Marguerite Horner

My practice is concerned with the non-material, a reality we can access through contemplation and painting…Jung asserts that ‘the experience of the Sacred and Holy is a fundamental requirement of the self. To deny it brings spiritual decay; to embrace it illuminates the soul with meaning’.

Today the moving image dominates our world and whilst visually powerful in so many respects, it denies us the opportunity for stillness and reflection. The value of a painting lies in its ability to induce a contemplative state in the viewer. As Walter Benjamin says ‘before it the spectator can abandon himself to his associations.’
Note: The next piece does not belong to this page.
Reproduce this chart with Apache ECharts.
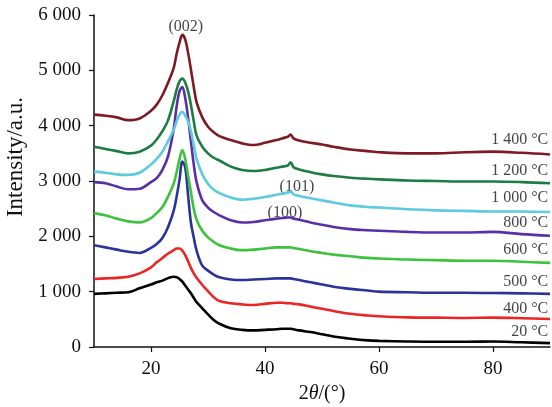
<!DOCTYPE html>
<html><head><meta charset="utf-8">
<script src="https://cdn.jsdelivr.net/npm/echarts@6/dist/echarts.min.js"></script>
<style>html,body{margin:0;padding:0;background:#fff}#c{width:552px;height:407px}</style>
</head><body><div id="c"></div>
<script>
const twoTheta = [10,12,14,16,18,20,21,22,23,24,24.5,25,25.5,26,26.5,27,27.5,28,29,30,31,32,34,36,38,40,42,43,44,44.5,45,46,48,50,52,55,58,60,65,70,75,80,85,90];

const s1400 = [4200,4180,4150,4100,4130,4270,4380,4550,4780,5050,5300,5500,5640,5560,5320,5020,4700,4420,4150,3980,3880,3810,3740,3680,3650,3690,3740,3770,3800,3840,3770,3730,3690,3660,3620,3570,3540,3520,3500,3500,3520,3530,3510,3480];
const s1200 = [3620,3580,3540,3500,3530,3640,3750,3900,4100,4450,4650,4800,4850,4780,4620,4380,4080,3820,3620,3500,3420,3370,3260,3200,3180,3200,3240,3260,3280,3340,3250,3210,3160,3120,3090,3060,3040,3030,3010,3000,2990,2990,2980,2960];
const s1000 = [3170,3150,3120,3110,3150,3300,3400,3530,3720,3930,4080,4200,4250,4180,4080,3900,3650,3400,3120,2950,2840,2780,2700,2660,2680,2710,2750,2770,2790,2810,2760,2730,2690,2650,2610,2560,2530,2520,2490,2470,2460,2450,2450,2440];
const s800  = [2980,2960,2900,2850,2860,2980,3050,3200,3450,3950,4350,4620,4700,4500,4150,3720,3300,2980,2650,2520,2440,2380,2290,2250,2260,2290,2320,2330,2340,2340,2320,2300,2250,2210,2170,2130,2110,2100,2080,2070,2070,2080,2040,2010];
const s600  = [2420,2380,2320,2270,2250,2330,2420,2530,2720,2960,3160,3400,3560,3400,3100,2800,2500,2300,2100,1980,1900,1840,1780,1750,1760,1780,1800,1800,1800,1800,1790,1770,1730,1700,1670,1640,1610,1600,1580,1570,1560,1560,1540,1520];
const s500  = [1840,1800,1760,1720,1700,1790,1860,1970,2170,2470,2720,3020,3350,3250,2750,2250,1980,1740,1470,1380,1310,1260,1220,1210,1220,1230,1240,1240,1240,1240,1230,1210,1170,1130,1090,1050,1020,1000,990,980,980,975,970,960];
const s400  = [1230,1240,1250,1270,1330,1440,1530,1610,1690,1750,1780,1780,1740,1660,1550,1430,1330,1250,1120,1010,900,830,790,770,760,780,800,800,790,790,780,770,730,690,650,600,570,555,535,530,525,530,520,505];
const s20   = [960,970,980,990,1060,1130,1170,1200,1245,1270,1260,1230,1180,1110,1040,970,890,810,700,590,490,420,340,310,300,310,320,330,330,330,320,300,270,230,190,150,120,110,100,95,95,100,85,70];

const seriesNames  = ['1 400 °C','1 200 °C','1 000 °C','800 °C','600 °C','500 °C','400 °C','20 °C'];
const seriesValues = [s1400,s1200,s1000,s800,s600,s500,s400,s20];
const seriesColors = ['#7d1a24','#1c7d43','#5ccadf','#5a2fa6','#3dc23d','#2b3399','#ec2424','#000000'];

const curveLabelX = 89.7;
const curveLabelY = [3741,3181,2693,2241,1753,1175,687,271];

const peakLabels = ['(002)','(101)','(100)'];
const peakLabelX = [26.1,45.6,43.5];
const peakLabelY = [5783,2892,2422];

const xTicks = [20,40,60,80];

function fmt(v){ if(v<1000) return String(v); const k=Math.floor(v/1000); return k+' '+String(v%1000).padStart(3,'0'); }

const serif = '"Liberation Serif","DejaVu Serif",serif';
const series = seriesValues.map((vals,i)=>({
  type:'line', name:seriesNames[i], data:twoTheta.map((x,j)=>[x,vals[j]]),
  showSymbol:false, smooth:0.35, lineStyle:{color:seriesColors[i], width:2.6}, itemStyle:{color:seriesColors[i]}, z:10-i
}));
series.push({
  type:'scatter', symbolSize:0, silent:true,
  data: seriesNames.map((n,i)=>[curveLabelX, curveLabelY[i], n]),
  label:{show:true, position:'left', distance:0, formatter:p=>p.value[2], color:'#111', fontFamily:serif, fontSize:16}
});
series.push({
  type:'scatter', symbolSize:0, silent:true,
  data: peakLabels.map((n,i)=>[peakLabelX[i], peakLabelY[i], n]),
  label:{show:true, position:'inside', formatter:p=>p.value[2], color:'#111', fontFamily:serif, fontSize:16}
});

const chart = echarts.init(document.getElementById('c'));
chart.setOption({
  animation:false,
  backgroundColor:'#fff',
  grid:{left:94, right:2, top:15, bottom:60, containLabel:false, outerBoundsMode:'none'},
  xAxis:{type:'value', min:10, max:90,
    name:'{a|2}{b|θ}{a|/(°)}', nameLocation:'middle', nameGap:37,
    nameTextStyle:{rich:{a:{fontFamily:serif,fontSize:20,color:'#111'},b:{fontFamily:serif,fontSize:20,fontStyle:'italic',color:'#111'}}},
    axisLine:{lineStyle:{color:'#111',width:1.5}},
    axisTick:{show:true, length:5, customValues:xTicks, lineStyle:{color:'#111',width:1.2}},
    axisLabel:{customValues:xTicks, margin:13, fontFamily:serif, fontSize:19, color:'#111'},
    splitLine:{show:false}},
  yAxis:{type:'value', min:0, max:6000, interval:1000,
    name:'Intensity/a.u.', nameLocation:'middle', nameGap:64, nameRotate:90,
    nameTextStyle:{fontFamily:serif, fontSize:23, color:'#111', padding:[0,0,0,48]},
    axisLine:{show:true, lineStyle:{color:'#111',width:1.5}},
    axisTick:{show:true, length:5, lineStyle:{color:'#111',width:1.2}},
    axisLabel:{formatter:fmt, margin:13, fontFamily:serif, fontSize:19, color:'#111'},
    splitLine:{show:false}},
  series:series
});
</script></body></html>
For me, the value of contemplation lies in its ability to reconcile the heart and the mind into one. I’m inspired by Merleau-Ponty’s observation that it is ‘precisely because painting does not ‘copy’ things, and because it does not offer things to thought as does science but presents them immediately and bodily, in their depth and movement, that painting gives a true sense of the world and what it means to see it.’

Through my work I’m interested in enquiring into the ways in which man may be related to the infinite. Upon the framework of this enquiry my paintings aim to investigate, amongst other things, notions of transience, intimacy, loss and hope. I use the external world as a trigger or metaphor for these experiences? and through a period of gestation and distillation, I make a series of intuitive decisions that lead the work towards completion.

‘For the only equivalent for the universe within is the universe without’ Jung .

Marguerite Horner 2020


Marguerite Horner graduated with an MA in Fine Art from City&Guilds in 2004. She has since been exhibiting widely in Art Fairs and Group Shows internationally. In 2011 Marguerite exhibited at the 54th Venice Biennale. In 2012 Marguerite had her first London Solo Exhibition ‘The Seen and Unseen’‘ at The Pitzhanger Manor Gallery. In 2017 Horner won the NOA17 MS Amlin Prize. In 2018 Horner won the British Women Artist Award and examples of her work were acquired by the Yale Centre for British Art in New Haven Connecticut. 

Her work has also been acquired by a number museums in England, USA, and China.